# Stevia



## Qz Sioux (Feb 21, 2009)

I know it is too late in the year to plant, but I would love some seeds or cuttings. Is there anyone out there that could help me out? The last time I bought seeds, there were 5 seeds in a packet and it cost me $10. I can't do that again, plus, they grew to seedlings, but then died off. I haven't been able to find Stevia plants anywhere either. Growing information would be nice too.

I have tasted it in tea and coffee, and I have to say, it is the only sweetener, other than honey, that I can handle. I'm allergic to all the "processed" artificial sweeteners, and really, with a history of Diabetes in the family, I'd like to get away from processed sugar. I've tried Agave nectar, and well, I just don't care for it.

Thanks =D


----------



## Tallabred (Jun 12, 2008)

I am letting my Stevia go to seed right now so I will have A LOT of seeds!! I have also been drying it so I have plenty of the whole dried leaves. Send me your address and I will get some off to you


----------



## Tallabred (Jun 12, 2008)

My Stevia is blooming out. Lots of bees all over the blooms. I am planning to cut the blooms, stick them in an envelope and mail them out. Should there be a problem with that?


----------



## SherrieC (Oct 26, 2007)

Do you suppose I could cut my stevia back and then dig it up bring it in and try to over winter it in the house? Is it a perennial?


----------



## Tallabred (Jun 12, 2008)

Here in north Florida I just cut it back, mulch it on top and uncover it in the spring. I would definitely pot it for your winter. Just be sure to water it.


----------



## Qz Sioux (Feb 21, 2009)

Tallabred said:


> My Stevia is blooming out. Lots of bees all over the blooms. I am planning to cut the blooms, stick them in an envelope and mail them out. Should there be a problem with that?

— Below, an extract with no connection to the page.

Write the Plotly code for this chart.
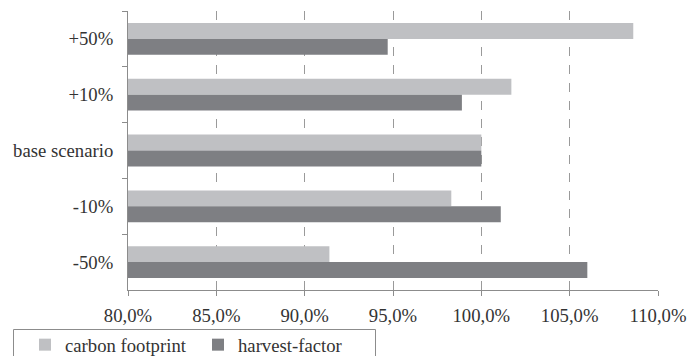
import plotly.graph_objects as go

# Scenario categories (top to bottom) and relative results in percent
scenarios = ["+50%", "+10%", "base scenario", "-10%", "-50%"]
carbon_footprint = [108.6, 101.7, 100.0, 98.3, 91.4]
harvest_factor = [94.7, 98.9, 100.0, 101.1, 106.0]

x_ticks = [80, 85, 90, 95, 100, 105, 110]
x_tick_text = [f"{v:.1f}".replace(".", ",") + "%" for v in x_ticks]

FONT = "Liberation Serif"
FSIZE = 18.7
TEXT = "#333333"
AXIS = "#8c8c8c"

# plot area in pixels, used to place the legend box in paper coordinates
L, R, T, B = 128, 30, 11, 66
W, H = 688, 356
PW, PH = W - L - R, H - T - B


def px_x(px):
    return (px - L) / PW


def px_y(py):
    return (H - B - py) / PH


fig = go.Figure()
fig.add_trace(go.Bar(
    y=scenarios, x=carbon_footprint, orientation="h",
    name="carbon footprint", marker=dict(color="#bfc0c3", line=dict(width=0)),
))
fig.add_trace(go.Bar(
    y=scenarios, x=harvest_factor, orientation="h",
    name="harvest-factor", marker=dict(color="#7e7f83", line=dict(width=0)),
))

# base is 0 so bars start at the left edge of the 80% axis
fig.update_traces(base=0)

# legend frame
fig.add_shape(
    type="rect", xref="paper", yref="paper",
    x0=px_x(13.5), x1=px_x(375.5), y0=px_y(370), y1=px_y(329.5),
    line=dict(color=AXIS, width=1), fillcolor="rgba(0,0,0,0)", layer="above",
)

fig.update_layout(
    width=W, height=H,
    margin=dict(l=L, r=R, t=T, b=B, autoexpand=False),
    paper_bgcolor="white", plot_bgcolor="white",
    barmode="group", bargap=0.43, bargroupgap=0,
    font=dict(family=FONT, size=FSIZE, color=TEXT),
    showlegend=True,
    legend=dict(
        orientation="h", x=px_x(25), xanchor="left",
        y=px_y(326), yanchor="top",
        borderwidth=0, bgcolor="rgba(0,0,0,0)",
        font=dict(family=FONT, size=FSIZE, color=TEXT),
        traceorder="normal", entrywidth=128, entrywidthmode="pixels",
    ),
    xaxis=dict(
        range=[80, 110], tickvals=x_ticks, ticktext=x_tick_text,
        showgrid=True, gridcolor="#9a9a9a", griddash="dash", gridwidth=1,
        showline=True, linecolor=AXIS, linewidth=1,
        ticks="outside", ticklen=5, tickcolor=AXIS,
        ticklabelstandoff=4, zeroline=False,
    ),
    yaxis=dict(
        categoryorder="array", categoryarray=scenarios, autorange="reversed",
        showline=True, linecolor=AXIS, linewidth=1,
        ticks="outside", ticklen=5, tickcolor=AXIS, tickson="boundaries",
        showgrid=False, ticklabelstandoff=10,
    ),
)

fig.write_html("out.html")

Nope, no problem at all =D Thanks!

I guess I should wait until spring to plant though????


----------



## Tallabred (Jun 12, 2008)

How sunny is your window?


----------



## Qz Sioux (Feb 21, 2009)

90 % of my windows face South. When I bring my plants in for the winter, they go in front of my Living room and Wreck room windows. I also have a desk in my office that I keep my "water bamboo" in that is in front of a South facing window.


----------



## Tallabred (Jun 12, 2008)

The stevia seed pods started to burst open today. I have envelopes full of seed pods going out to Suzie and Betty today - anyone else?


----------



## Ashley (Oct 25, 2007)

I think I want to try growing some!

How does it taste? Any I've bought and tried always tastes like aspartame. But I think it was Vicki that said they stuff they grow their selves does not taste that way.


----------



## Caprine Beings (Sep 19, 2008)

SURE Cathy! Mine did not seed at all  Nice tall stocks though.
Ashley I love stevia, it is very sweet when you place the leaf in your mouth, especially dry, but is quite mellow when used in teas or coffee.
Tam


----------



## Qz Sioux (Feb 21, 2009)

THANK YOU, Thank You, thank you, Cathy!!!! dance: I got them today!!!!! I'm so excited. I'm going to pot a couple of them up in a sterile pot and put them in my South window in my office. Next Spring, I'm going to plant some in my herb section of my garden so they can be a permanent fixture =D. Should I plant them in the shadier section or full on sun section in the garden?

Ashley, a friend of mine makes her own pancake mix (she grinds her own flour too) and she only uses 1/4 teaspoon in the whole mix (which makes a box worth of mix). It is not overpowering sweet, but it is surely sweet enough! Just that little bit sweetens the mix just enough and it doesn't have an "off" taste. I'm allergic to aspartame, and I really don't wanna use saccharin or Splenda either. I think you will find it is really nice.

I can't wait to try it again! Thanks so much Cathy!


----------



## H Diamond Farms (Jun 3, 2011)

How do you use the leaves?


----------



## Tallabred (Jun 12, 2008)

Stevia leaves are my garden candy. A very small piece of stevia rolled up with chocolate mint tastes like a York peppermint pattie. Or lemon balm for a lemon drop candy.

They like full sun. The darker seeds are viable. Glad u got them


----------



## Greylady (Mar 28, 2012)

Cathy, I got my seeds! Thanks bunches! When is best time to plant these in Texas?


----------



## NubianSoaps.com (Oct 26, 2007)

Betty, I start mine early so they can go out after the last frost dates. If you keep cutting them back, they will turn into a giant bush. Mine self seed in my herb bed, and milk and soap class customers all go home with starts. Vicki


----------



## Greylady (Mar 28, 2012)

Thanks, Vicki!


----------



## Caprine Beings (Sep 19, 2008)

Thanks Cathy! I got mine today I will send you out some Catnip and Calendula seeds, and whatever else I have laying around...LOL!
Tam


----------